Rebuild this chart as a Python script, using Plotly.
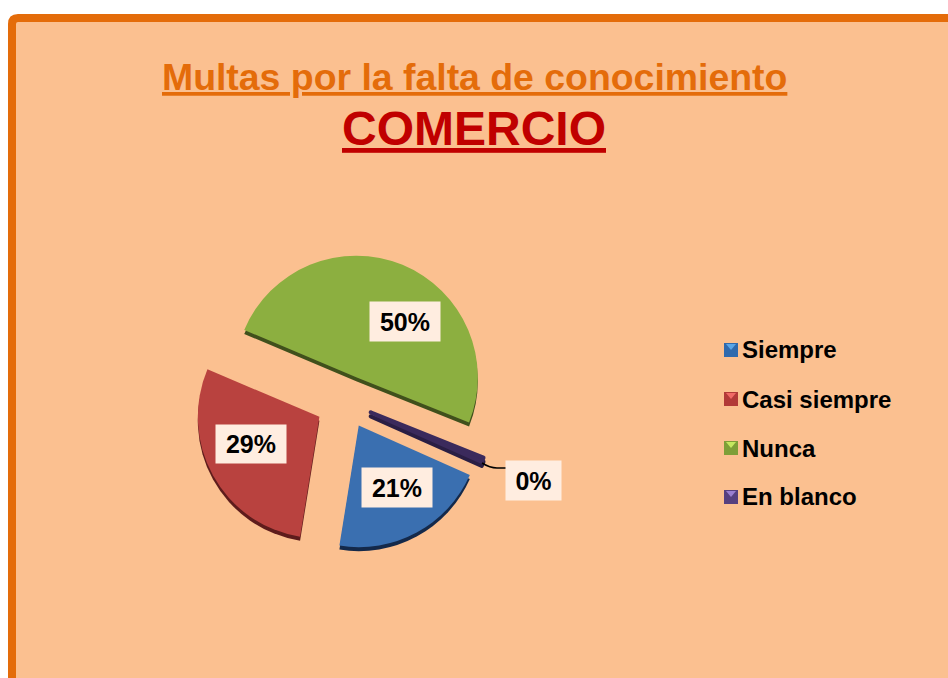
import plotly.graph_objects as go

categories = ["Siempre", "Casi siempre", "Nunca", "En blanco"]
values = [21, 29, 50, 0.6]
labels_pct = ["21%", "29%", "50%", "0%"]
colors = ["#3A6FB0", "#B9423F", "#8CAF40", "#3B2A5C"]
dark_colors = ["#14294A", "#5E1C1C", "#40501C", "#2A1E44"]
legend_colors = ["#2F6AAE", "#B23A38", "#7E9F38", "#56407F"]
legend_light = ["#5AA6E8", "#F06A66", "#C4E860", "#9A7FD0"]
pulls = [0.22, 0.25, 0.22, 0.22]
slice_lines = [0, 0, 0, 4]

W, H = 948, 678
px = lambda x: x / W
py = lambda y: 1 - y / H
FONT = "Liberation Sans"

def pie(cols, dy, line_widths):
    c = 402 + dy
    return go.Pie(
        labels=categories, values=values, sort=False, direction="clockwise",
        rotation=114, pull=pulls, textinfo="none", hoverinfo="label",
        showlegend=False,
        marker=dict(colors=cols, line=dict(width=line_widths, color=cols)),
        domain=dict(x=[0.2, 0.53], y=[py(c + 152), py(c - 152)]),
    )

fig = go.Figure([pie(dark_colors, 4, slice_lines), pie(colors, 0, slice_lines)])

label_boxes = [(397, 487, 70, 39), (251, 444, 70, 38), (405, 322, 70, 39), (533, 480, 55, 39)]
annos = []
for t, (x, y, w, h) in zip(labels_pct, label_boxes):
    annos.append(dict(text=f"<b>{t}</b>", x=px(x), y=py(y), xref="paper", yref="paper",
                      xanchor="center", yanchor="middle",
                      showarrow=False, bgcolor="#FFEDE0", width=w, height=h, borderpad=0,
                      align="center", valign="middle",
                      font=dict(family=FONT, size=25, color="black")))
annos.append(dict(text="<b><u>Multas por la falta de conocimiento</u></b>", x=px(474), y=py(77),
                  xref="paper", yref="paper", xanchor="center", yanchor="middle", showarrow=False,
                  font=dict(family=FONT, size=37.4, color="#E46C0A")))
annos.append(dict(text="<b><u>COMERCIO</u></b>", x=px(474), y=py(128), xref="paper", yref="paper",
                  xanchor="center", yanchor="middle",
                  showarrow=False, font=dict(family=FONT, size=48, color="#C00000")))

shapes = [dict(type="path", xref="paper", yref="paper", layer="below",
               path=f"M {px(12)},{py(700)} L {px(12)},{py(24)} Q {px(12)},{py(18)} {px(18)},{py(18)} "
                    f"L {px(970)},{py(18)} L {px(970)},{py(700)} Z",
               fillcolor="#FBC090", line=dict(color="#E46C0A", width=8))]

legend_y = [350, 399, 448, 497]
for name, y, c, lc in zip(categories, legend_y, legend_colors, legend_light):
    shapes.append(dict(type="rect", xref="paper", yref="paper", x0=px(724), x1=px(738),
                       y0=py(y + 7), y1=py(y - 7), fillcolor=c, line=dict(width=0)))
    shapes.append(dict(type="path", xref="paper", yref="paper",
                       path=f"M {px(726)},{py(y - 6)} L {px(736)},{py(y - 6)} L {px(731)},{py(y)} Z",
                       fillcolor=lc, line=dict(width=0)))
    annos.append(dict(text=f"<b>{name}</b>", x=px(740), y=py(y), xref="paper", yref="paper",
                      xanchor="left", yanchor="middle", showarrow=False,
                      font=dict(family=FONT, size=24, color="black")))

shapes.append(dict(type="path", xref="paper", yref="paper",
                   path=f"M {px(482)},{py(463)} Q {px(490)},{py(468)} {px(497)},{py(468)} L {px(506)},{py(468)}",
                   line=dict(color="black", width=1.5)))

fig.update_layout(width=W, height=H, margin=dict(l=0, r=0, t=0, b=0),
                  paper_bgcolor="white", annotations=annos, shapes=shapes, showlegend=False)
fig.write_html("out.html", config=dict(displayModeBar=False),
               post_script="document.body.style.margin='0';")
====================
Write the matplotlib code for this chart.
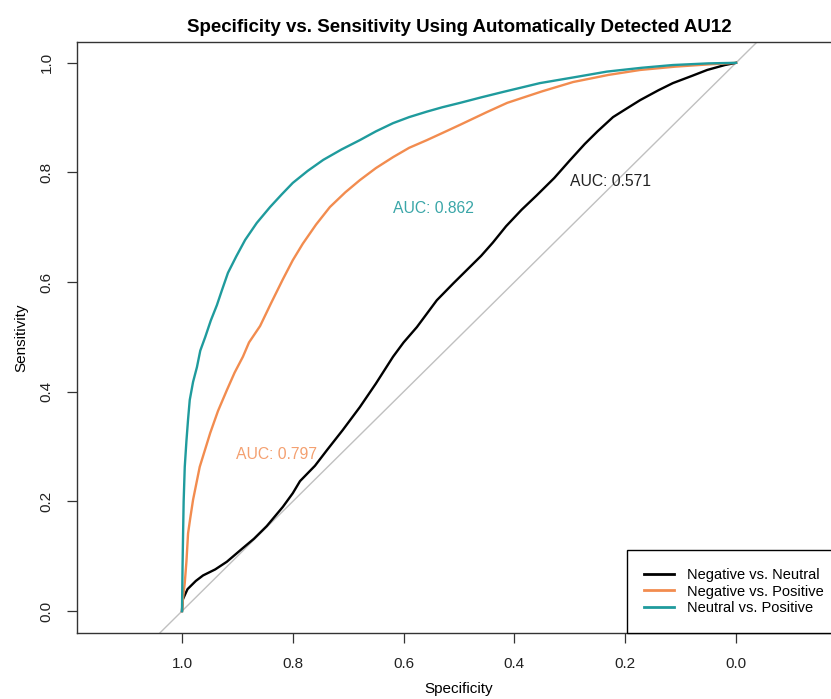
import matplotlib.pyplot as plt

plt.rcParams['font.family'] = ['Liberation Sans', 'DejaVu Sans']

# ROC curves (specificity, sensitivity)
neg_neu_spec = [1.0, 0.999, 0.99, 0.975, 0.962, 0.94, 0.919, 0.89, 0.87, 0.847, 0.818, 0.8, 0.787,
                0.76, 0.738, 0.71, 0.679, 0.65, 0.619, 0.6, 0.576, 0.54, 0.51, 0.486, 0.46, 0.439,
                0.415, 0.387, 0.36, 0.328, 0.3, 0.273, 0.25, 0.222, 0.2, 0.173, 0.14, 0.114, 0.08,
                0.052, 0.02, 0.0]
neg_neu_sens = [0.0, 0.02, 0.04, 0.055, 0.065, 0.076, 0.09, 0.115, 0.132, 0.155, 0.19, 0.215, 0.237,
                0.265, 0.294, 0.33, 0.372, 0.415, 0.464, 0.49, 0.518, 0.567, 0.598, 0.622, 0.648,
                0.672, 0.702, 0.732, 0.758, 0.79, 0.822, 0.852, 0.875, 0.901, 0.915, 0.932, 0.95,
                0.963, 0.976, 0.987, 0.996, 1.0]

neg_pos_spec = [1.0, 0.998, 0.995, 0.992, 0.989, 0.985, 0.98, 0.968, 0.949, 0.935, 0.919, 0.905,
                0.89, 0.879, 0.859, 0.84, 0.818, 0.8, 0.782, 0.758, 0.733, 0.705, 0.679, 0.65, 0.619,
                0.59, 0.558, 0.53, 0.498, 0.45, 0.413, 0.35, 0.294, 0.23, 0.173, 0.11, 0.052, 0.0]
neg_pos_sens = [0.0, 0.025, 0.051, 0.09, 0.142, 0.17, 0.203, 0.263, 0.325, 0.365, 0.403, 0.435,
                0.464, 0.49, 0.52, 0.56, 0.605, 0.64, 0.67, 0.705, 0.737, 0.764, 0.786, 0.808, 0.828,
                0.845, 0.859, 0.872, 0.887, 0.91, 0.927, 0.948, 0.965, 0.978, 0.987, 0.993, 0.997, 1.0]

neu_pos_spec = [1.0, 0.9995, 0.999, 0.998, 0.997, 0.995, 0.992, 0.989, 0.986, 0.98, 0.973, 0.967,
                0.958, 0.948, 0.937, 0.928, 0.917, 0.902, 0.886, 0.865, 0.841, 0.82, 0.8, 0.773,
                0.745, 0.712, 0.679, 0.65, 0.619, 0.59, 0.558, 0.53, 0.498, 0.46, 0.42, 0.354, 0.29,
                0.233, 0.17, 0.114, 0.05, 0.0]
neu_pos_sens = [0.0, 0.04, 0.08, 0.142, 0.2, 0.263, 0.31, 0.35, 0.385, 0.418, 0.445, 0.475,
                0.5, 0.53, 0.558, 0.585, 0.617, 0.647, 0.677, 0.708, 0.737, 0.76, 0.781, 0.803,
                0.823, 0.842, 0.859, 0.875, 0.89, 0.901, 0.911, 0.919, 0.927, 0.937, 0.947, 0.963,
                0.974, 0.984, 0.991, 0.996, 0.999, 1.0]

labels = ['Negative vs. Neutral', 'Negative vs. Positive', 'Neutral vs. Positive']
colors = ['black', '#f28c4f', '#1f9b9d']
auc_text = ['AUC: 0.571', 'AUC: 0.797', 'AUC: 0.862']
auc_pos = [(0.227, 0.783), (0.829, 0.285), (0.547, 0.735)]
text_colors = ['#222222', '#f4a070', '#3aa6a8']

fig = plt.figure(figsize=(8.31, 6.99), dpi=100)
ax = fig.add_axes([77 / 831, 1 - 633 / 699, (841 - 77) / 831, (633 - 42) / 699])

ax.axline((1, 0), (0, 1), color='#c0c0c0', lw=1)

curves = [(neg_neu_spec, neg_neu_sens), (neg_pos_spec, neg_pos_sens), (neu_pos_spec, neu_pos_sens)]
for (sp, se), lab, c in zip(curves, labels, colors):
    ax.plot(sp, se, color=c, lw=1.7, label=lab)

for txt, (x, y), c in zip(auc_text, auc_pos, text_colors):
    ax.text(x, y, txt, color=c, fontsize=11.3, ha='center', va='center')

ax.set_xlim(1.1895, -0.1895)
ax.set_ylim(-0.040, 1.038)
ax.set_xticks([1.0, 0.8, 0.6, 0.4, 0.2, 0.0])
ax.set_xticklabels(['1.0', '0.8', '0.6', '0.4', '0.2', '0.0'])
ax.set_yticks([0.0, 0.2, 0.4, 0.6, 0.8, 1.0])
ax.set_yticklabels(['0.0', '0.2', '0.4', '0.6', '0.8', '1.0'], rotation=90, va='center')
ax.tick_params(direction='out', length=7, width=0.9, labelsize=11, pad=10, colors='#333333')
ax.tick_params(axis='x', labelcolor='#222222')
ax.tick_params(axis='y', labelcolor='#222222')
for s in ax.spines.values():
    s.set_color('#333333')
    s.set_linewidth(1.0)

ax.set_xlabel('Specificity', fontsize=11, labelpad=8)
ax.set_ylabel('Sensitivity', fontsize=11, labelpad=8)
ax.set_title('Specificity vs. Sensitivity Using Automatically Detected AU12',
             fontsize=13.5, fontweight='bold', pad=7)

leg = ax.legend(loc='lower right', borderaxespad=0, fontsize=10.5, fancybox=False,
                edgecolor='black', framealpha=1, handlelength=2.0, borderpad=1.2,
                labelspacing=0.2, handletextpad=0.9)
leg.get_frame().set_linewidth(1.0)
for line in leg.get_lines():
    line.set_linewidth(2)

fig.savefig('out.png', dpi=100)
====================
• _Work to do_:
Collect every line from the records above that contains the word "chart".

• _Result of the exercise_:
Rebuild this chart as a Python script, using Plotly.
Write the matplotlib code for this chart.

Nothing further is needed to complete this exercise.